» **Given request**
Write out every line exactly, from the start of the records below to the line with "from matplotlib.patches import Rectangle", and stop there. Don't write out the pictures.

» **Provided records**

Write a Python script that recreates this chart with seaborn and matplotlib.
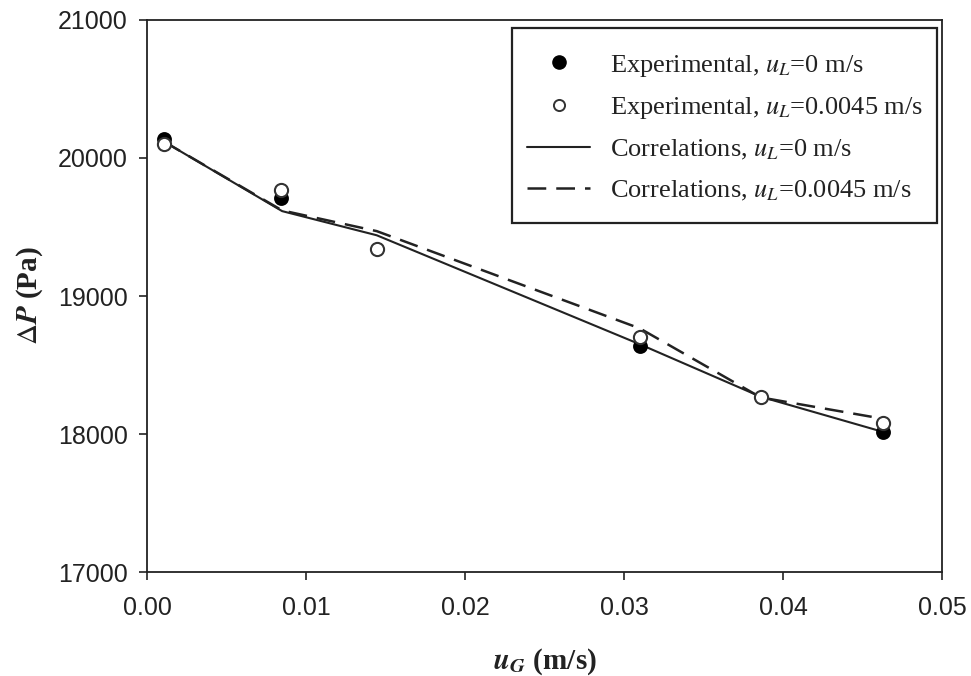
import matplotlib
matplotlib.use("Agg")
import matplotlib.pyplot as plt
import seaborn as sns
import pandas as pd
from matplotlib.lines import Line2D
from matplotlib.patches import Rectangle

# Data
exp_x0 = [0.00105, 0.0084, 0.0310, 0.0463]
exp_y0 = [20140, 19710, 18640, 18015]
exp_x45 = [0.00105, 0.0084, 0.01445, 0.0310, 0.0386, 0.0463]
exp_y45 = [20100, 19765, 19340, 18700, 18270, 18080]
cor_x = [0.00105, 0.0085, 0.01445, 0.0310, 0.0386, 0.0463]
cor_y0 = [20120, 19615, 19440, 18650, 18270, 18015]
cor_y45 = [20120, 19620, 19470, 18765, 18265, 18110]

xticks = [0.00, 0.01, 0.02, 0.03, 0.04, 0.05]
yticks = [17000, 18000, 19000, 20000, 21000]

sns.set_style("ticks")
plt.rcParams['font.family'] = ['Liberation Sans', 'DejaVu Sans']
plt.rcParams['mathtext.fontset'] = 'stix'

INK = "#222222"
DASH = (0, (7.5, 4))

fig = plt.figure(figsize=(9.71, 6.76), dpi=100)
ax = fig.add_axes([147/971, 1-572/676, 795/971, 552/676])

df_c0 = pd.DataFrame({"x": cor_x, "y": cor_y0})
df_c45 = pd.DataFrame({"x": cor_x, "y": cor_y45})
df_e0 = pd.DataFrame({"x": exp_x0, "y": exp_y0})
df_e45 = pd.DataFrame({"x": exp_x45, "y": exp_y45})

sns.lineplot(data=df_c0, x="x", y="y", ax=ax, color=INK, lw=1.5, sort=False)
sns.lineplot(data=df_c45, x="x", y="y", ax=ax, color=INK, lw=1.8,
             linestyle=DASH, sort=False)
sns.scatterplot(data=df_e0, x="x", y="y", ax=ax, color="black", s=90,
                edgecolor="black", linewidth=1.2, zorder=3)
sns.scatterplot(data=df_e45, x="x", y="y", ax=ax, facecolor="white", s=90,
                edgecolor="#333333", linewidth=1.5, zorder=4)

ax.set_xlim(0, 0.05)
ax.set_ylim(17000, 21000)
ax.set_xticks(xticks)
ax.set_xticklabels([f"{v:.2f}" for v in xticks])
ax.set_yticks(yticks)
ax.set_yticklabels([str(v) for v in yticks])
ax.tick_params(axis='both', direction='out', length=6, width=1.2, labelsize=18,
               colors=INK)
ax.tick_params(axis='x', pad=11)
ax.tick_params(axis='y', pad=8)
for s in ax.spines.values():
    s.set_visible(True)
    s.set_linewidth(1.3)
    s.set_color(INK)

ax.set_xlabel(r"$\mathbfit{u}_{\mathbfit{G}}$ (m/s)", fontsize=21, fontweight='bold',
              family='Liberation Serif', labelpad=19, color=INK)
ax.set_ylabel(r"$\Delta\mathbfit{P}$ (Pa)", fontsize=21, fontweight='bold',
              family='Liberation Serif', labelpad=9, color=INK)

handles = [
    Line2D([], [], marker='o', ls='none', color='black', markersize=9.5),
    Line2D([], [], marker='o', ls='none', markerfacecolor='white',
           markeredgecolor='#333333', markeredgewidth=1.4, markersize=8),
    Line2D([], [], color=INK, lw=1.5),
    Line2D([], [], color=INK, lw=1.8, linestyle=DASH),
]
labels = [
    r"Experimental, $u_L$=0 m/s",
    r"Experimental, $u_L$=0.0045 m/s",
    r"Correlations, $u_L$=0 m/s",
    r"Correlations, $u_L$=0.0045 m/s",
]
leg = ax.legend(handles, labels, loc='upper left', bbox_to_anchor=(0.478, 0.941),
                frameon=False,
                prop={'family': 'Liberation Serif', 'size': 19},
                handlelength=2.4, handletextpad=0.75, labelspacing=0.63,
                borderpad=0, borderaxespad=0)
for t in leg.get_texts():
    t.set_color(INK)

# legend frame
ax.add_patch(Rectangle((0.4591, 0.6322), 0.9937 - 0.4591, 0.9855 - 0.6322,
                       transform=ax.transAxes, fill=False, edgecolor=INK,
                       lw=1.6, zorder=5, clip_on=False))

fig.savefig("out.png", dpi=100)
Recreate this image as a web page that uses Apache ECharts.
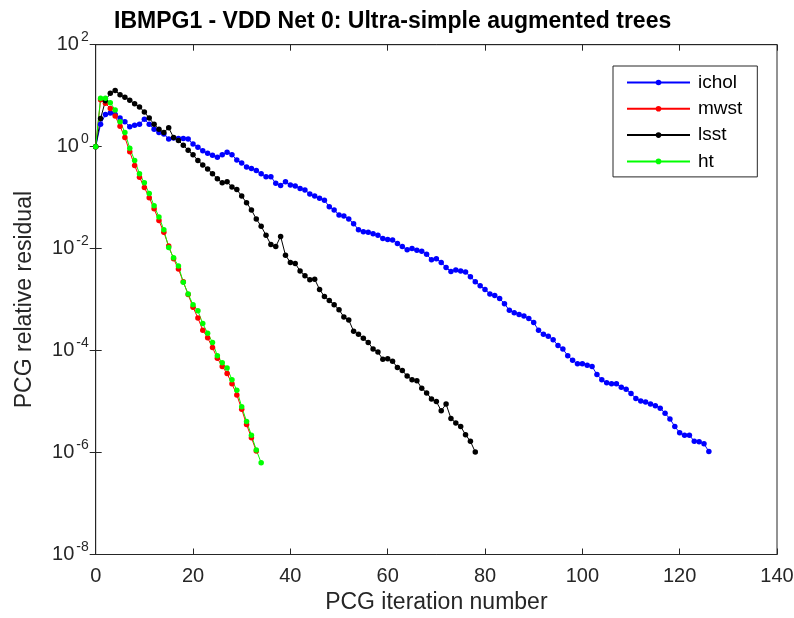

» **Output of the task**
Write a Python script that recreates this chart with seaborn and matplotlib.
import matplotlib
matplotlib.use("Agg")
import matplotlib.pyplot as plt
import seaborn as sns
import pandas as pd
from matplotlib.lines import Line2D
from matplotlib.patches import Rectangle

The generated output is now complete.